Excerpt from a dataset
━━━━━━━━━━━━━━━━━━━━

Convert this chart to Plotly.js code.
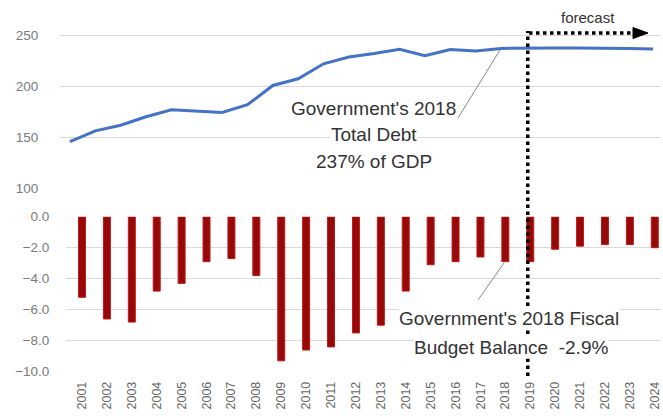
<!DOCTYPE html>
<html>
<head>
<meta charset="utf-8">
<script src="https://cdn.plot.ly/plotly-3.0.1.min.js"></script>
<style>html,body{margin:0;padding:0;background:#fff;}#chart{width:663px;height:418px;}</style>
</head>
<body>
<div id="chart"></div>
<script>
// ---- data ----
const years = ['2001','2002','2003','2004','2005','2006','2007','2008','2009','2010','2011','2012',
               '2013','2014','2015','2016','2017','2018','2019','2020','2021','2022','2023','2024'];
const debtPctGdp = [146,156.5,162,170.3,177,175.5,174.5,182,200.8,207.4,222,228.6,
                    232,236.2,230,236,234.6,237,237.5,237.5,237.5,237.5,237,236.5];
const fiscalBalance = [-5.2,-6.6,-6.8,-4.8,-4.3,-2.9,-2.7,-3.8,-9.3,-8.6,-8.4,-7.5,
                       -7.0,-4.8,-3.1,-2.9,-2.6,-2.9,-2.9,-2.1,-1.9,-1.8,-1.8,-2.0];
const debtTicks = [100,150,200,250];
const balanceTicks = [-10,-8,-6,-4,-2,0];
const forecastStart = '2019';

// ---- layout helpers ----
const W=663,H=418,L=58,R=2,T=30,B=46;
const pw=W-L-R, ph=H-T-B;
const px=p=>(p-L)/pw, py=p=>(H-B-p)/ph;
const fIdx = years.indexOf(forecastStart);

const traces = [
  {type:'scatter', mode:'lines', x:years.map((_,i)=>i), y:debtPctGdp, xaxis:'x2', yaxis:'y2',
   line:{color:'#4472C4', width:3}, hoverinfo:'skip'},
  {type:'bar', x:years.map((_,i)=>i), y:fiscalBalance, xaxis:'x', yaxis:'y',
   marker:{color:'#960909', line:{color:'#c41616', width:1}}, width:0.28, hoverinfo:'skip'}
];

const txtFont = {family:'Liberation Sans Narrow, Arial Narrow, Liberation Sans, sans-serif', size:19, color:'#333333'};
const annText = (t,x,y,size)=>({text:t, xref:'paper', yref:'paper', x:px(x), y:py(y), xanchor:'center', yanchor:'middle',
  showarrow:false, bgcolor:'#ffffff', borderpad:0, font:Object.assign({}, txtFont, size?{size:size}:{})});

const layout = {
  width:W, height:H, margin:{l:L, r:R, t:T, b:B}, paper_bgcolor:'#fff', plot_bgcolor:'rgba(0,0,0,0)',
  showlegend:false,
  font:{family:'Liberation Sans, Arial, sans-serif', color:'#6b6b6b'},
  xaxis:{domain:[px(66),1], range:[-0.643,23.25], anchor:'y', tickmode:'array',
         tickvals:years.map((_,i)=>i), ticktext:years, tickangle:-90, tickfont:{size:12.5, color:'#666666'},
         showgrid:false, zeroline:false, showline:false, ticks:'outside', ticklen:4, tickcolor:'rgba(0,0,0,0)'},
  yaxis:{domain:[py(371.7), py(216.7)], range:[-10,0], tickvals:balanceTicks, tickformat:'.1f',
         showgrid:true, gridcolor:'#d9d9d9', gridwidth:1, zeroline:false, showline:false,
         ticks:'outside', ticklen:13, tickcolor:'rgba(0,0,0,0)', tickfont:{size:13.5, color:'#7a7a7a'}},
  xaxis2:{domain:[px(60),1], range:[-0.394,23.31], anchor:'y2', showticklabels:false,
          showgrid:false, zeroline:false, showline:false, ticks:''},
  yaxis2:{domain:[py(188.7), 1], range:[100,255], tickvals:debtTicks, anchor:'x2',
          showgrid:true, gridcolor:'#d9d9d9', gridwidth:1, zeroline:false, showline:false,
          ticks:'outside', ticklen:18, tickcolor:'rgba(0,0,0,0)', tickfont:{size:13.5, color:'#7a7a7a'}},
  shapes:[
    // forecast divider
    {type:'line', xref:'x', yref:'paper', x0:fIdx-0.1, x1:fIdx-0.1, y0:py(376), y1:py(31),
     line:{color:'#000', width:3.5, dash:'dot'}},
    // forecast arrow
    {type:'line', xref:'paper', yref:'paper', x0:px(529), x1:px(636), y0:py(33), y1:py(33),
     line:{color:'#000', width:3.5, dash:'dot'}},
    {type:'path', xref:'paper', yref:'paper',
     path:`M ${px(633)} ${py(27.5)} L ${px(648)} ${py(33)} L ${px(633)} ${py(38.5)} Z`,
     fillcolor:'#000', line:{color:'#000', width:1}},
    // leader lines
    {type:'line', xref:'paper', yref:'paper', x0:px(458), x1:px(500), y0:py(118), y1:py(50),
     line:{color:'#8a8a8a', width:1}},
    {type:'line', xref:'paper', yref:'paper', x0:px(478), x1:px(504), y0:py(300), y1:py(263),
     line:{color:'#8a8a8a', width:1}}
  ],
  annotations:[
    annText("Government's 2018", 374, 108),
    annText("Total Debt", 374, 134),
    annText("237% of GDP", 374, 161),
    annText("Government's 2018 Fiscal", 509, 318),
    annText("Budget Balance  -2.9%", 511, 347),
    {text:'forecast', xref:'paper', yref:'paper', x:px(588), y:py(17), xanchor:'center', yanchor:'middle',
     showarrow:false, font:{family:'Liberation Sans Narrow, Arial Narrow, Liberation Sans, sans-serif', size:15, color:'#333333'}}
  ]
};

Plotly.newPlot('chart', traces, layout, {staticPlot:true, displayModeBar:false});
</script>
</body>
</html>
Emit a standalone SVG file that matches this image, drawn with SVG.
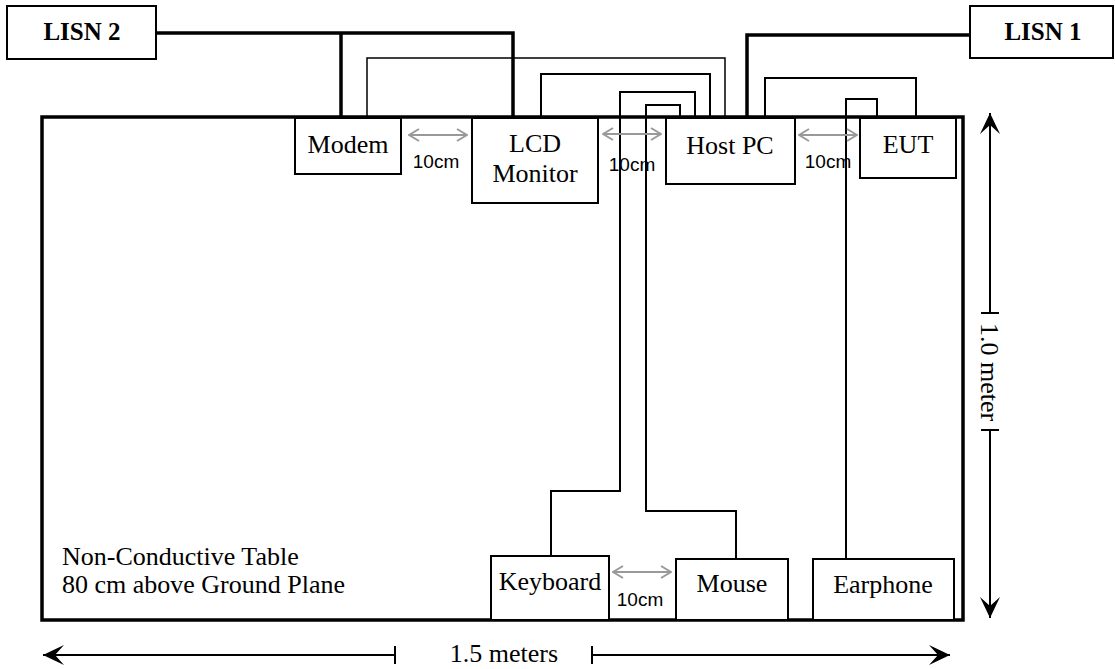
<svg xmlns="http://www.w3.org/2000/svg" width="1115" height="669" viewBox="0 0 1115 669">
<defs>
<style>
.box{fill:#fff;stroke:#000;stroke-width:2}
.lbl{font-family:"Liberation Serif","Times New Roman",serif;font-size:26px;fill:#000;text-anchor:middle}
.lisn{font-weight:bold;font-size:25px}
.cm{font-family:"Liberation Sans",Arial,sans-serif;font-size:19px;fill:#000;text-anchor:middle}
.thick{fill:none;stroke:#000;stroke-width:3.5}
.thin{fill:none;stroke:#000;stroke-width:2}
.gap{fill:none;stroke:#999;stroke-width:2;marker-start:url(#ga);marker-end:url(#ga)}
.dim{fill:none;stroke:#000;stroke-width:2}
</style>
<marker id="ga" markerUnits="userSpaceOnUse" viewBox="0 0 12 14" refX="11" refY="7" markerWidth="12" markerHeight="14" orient="auto-start-reverse">
<path d="M1,1 L11,7 L1,13" fill="none" stroke="#999" stroke-width="2"/>
</marker>
<marker id="da" markerUnits="userSpaceOnUse" viewBox="0 0 22 22" refX="21" refY="11" markerWidth="22" markerHeight="22" orient="auto">
<path d="M0,1 L21,11 L0,21 L9,11 Z" fill="#000"/>
</marker>
</defs>

<g id="table">
<rect x="42" y="117" width="921" height="503" fill="#fff" stroke="#000" stroke-width="3.5"/>
<text class="lbl" x="62" y="565" style="text-anchor:start">Non-Conductive Table</text>
<text class="lbl" x="62" y="593" style="text-anchor:start">80 cm above Ground Plane</text>
</g>

<g id="connectors">
<polyline class="thick" points="156,33 513,33 513,118"/>
<polyline class="thick" points="341,33 341,118"/>
<polyline class="thick" points="970,35 747,35 747,118"/>
<polyline class="thin" points="367,118 367,58 725,58 725,118" style="stroke-width:1.5"/>
<polyline class="thin" points="541,118 541,74 710,74 710,118"/>
<polyline class="thin" points="695,118 695,92 620,92 620,491 551,491 551,556"/>
<polyline class="thin" points="680,118 680,105 646,105 646,511 736,511 736,559"/>
<polyline class="thin" points="765,118 765,78 916,78 916,118"/>
<polyline class="thin" points="877,118 877,99 846,99 846,559"/>
</g>

<g id="spacing">
<line class="gap" x1="409" y1="135" x2="467" y2="135"/>
<text class="cm" x="436" y="168">10cm</text>
<line class="gap" x1="603" y1="134" x2="661" y2="134"/>
<text class="cm" x="632" y="171">10cm</text>
<line class="gap" x1="799" y1="135" x2="857" y2="135"/>
<text class="cm" x="828" y="168">10cm</text>
<line class="gap" x1="613" y1="572" x2="671" y2="572"/>
<text class="cm" x="640" y="606">10cm</text>
</g>

<g id="lisn2">
<rect class="box" x="7" y="6" width="149" height="53"/>
<text class="lbl lisn" x="82" y="40">LISN 2</text>
</g>
<g id="lisn1">
<rect class="box" x="970" y="6" width="143" height="52"/>
<text class="lbl lisn" x="1043" y="40">LISN 1</text>
</g>
<g id="modem">
<rect class="box" x="295" y="118" width="106" height="56"/>
<text class="lbl" x="348" y="153">Modem</text>
</g>
<g id="lcd">
<rect class="box" x="472" y="118" width="126" height="85"/>
<text class="lbl" x="535" y="152">LCD</text>
<text class="lbl" x="535" y="182">Monitor</text>
</g>
<g id="hostpc">
<rect class="box" x="666" y="118" width="129" height="66"/>
<text class="lbl" x="730" y="154">Host PC</text>
</g>
<g id="eut">
<rect class="box" x="860" y="118" width="96" height="60"/>
<text class="lbl" x="908" y="153">EUT</text>
</g>
<g id="keyboard">
<rect class="box" x="491" y="556" width="118" height="64"/>
<text class="lbl" x="550" y="590">Keyboard</text>
</g>
<g id="mouse">
<rect class="box" x="676" y="559" width="112" height="61"/>
<text class="lbl" x="732" y="592">Mouse</text>
</g>
<g id="earphone">
<rect class="box" x="813" y="559" width="141" height="61"/>
<text class="lbl" x="883" y="593">Earphone</text>
</g>

<g id="dim-width">
<line class="dim" x1="395" y1="655" x2="43" y2="655" marker-end="url(#da)"/>
<line class="dim" x1="395" y1="646" x2="395" y2="664"/>
<line class="dim" x1="592" y1="655" x2="950" y2="655" marker-end="url(#da)"/>
<line class="dim" x1="592" y1="646" x2="592" y2="664"/>
<text class="lbl" x="504" y="662">1.5 meters</text>
</g>
<g id="dim-height">
<line class="dim" x1="990" y1="313" x2="990" y2="113" marker-end="url(#da)"/>
<line class="dim" x1="981" y1="313" x2="999" y2="313"/>
<line class="dim" x1="990" y1="430" x2="990" y2="618" marker-end="url(#da)"/>
<line class="dim" x1="981" y1="430" x2="999" y2="430"/>
<text class="lbl" transform="translate(981,372) rotate(90)" x="0" y="0">1.0 meter</text>
</g>
</svg>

━━━━━━━━━━━━━━━━━━━━

▸ **GOAL**
Transcribe exactly, with no pictures, the lines running from the first line of the material through the line holding "const fIdx = years.indexOf(forecastStart);".

▸ **ANSWER TO THE PROBLEM**
Convert this chart to Plotly.js code.
<!DOCTYPE html>
<html>
<head>
<meta charset="utf-8">
<script src="https://cdn.plot.ly/plotly-3.0.1.min.js"></script>
<style>html,body{margin:0;padding:0;background:#fff;}#chart{width:663px;height:418px;}</style>
</head>
<body>
<div id="chart"></div>
<script>
// ---- data ----
const years = ['2001','2002','2003','2004','2005','2006','2007','2008','2009','2010','2011','2012',
               '2013','2014','2015','2016','2017','2018','2019','2020','2021','2022','2023','2024'];
const debtPctGdp = [146,156.5,162,170.3,177,175.5,174.5,182,200.8,207.4,222,228.6,
                    232,236.2,230,236,234.6,237,237.5,237.5,237.5,237.5,237,236.5];
const fiscalBalance = [-5.2,-6.6,-6.8,-4.8,-4.3,-2.9,-2.7,-3.8,-9.3,-8.6,-8.4,-7.5,
                       -7.0,-4.8,-3.1,-2.9,-2.6,-2.9,-2.9,-2.1,-1.9,-1.8,-1.8,-2.0];
const debtTicks = [100,150,200,250];
const balanceTicks = [-10,-8,-6,-4,-2,0];
const forecastStart = '2019';

// ---- layout helpers ----
const W=663,H=418,L=58,R=2,T=30,B=46;
const pw=W-L-R, ph=H-T-B;
const px=p=>(p-L)/pw, py=p=>(H-B-p)/ph;
const fIdx = years.indexOf(forecastStart);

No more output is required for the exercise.